Authors: We mean that the measurements after each layer for each qubit are performed with probability $p$, but the applied projector is determined via the standard mechanical measurement probability $p = \mathrm{Tr}{ρΠ}$ where $Π$ is a projector onto an eigenstate of the observable $O$. We have clarified this in the text below equation (4) with the following sentence: “Which projector $Π_i$ is applied depends on the quantum probability $ \mathrm{Tr}{Π_iρ}$. "
7.) One of the main claims of the paper is that Fig 3 shows a transition that coincides with the measurement induced entanglement transition. However, an independent determination of a transition point (or bounds on such a point) from the data in Fig 3, is lacking.
Authors: We have added the data for this in Appendix E.

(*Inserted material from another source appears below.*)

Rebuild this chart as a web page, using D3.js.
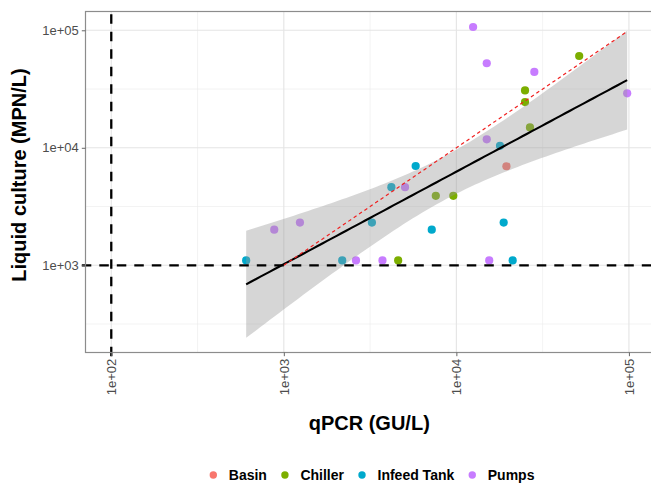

References [1] Samson Wang, Enrico Fontana, M. Cerezo, Kunal Sharma, Akira Sone, Lukasz Cincio, and Patrick J. Coles. Noise-Induced Barren Plateaus in Variational Quantum Algorithms, 2021. arXiv:2007.14384. [2] Vincenzo Alba and Pasquale Calabrese. Entanglement and thermodynamics after a quantum quench in integrable systems. Proceedings of the National Academy of Sciences, 114(30):7947–7951, 2017. [3] Adam Nahum, Jonathan Ruhman, Sagar Vijay, and Jeongwan Haah. Quantum Entanglement Growth under Random Unitary Dynamics. Phys. Rev. X, 7:031016, Jul 2017. [4] Yimu Bao, Soonwon Choi, and Ehud Altman. Theory of the phase transition in random unitary circuits with measurements. Phys. Rev. B, 101:104301, 3 2020.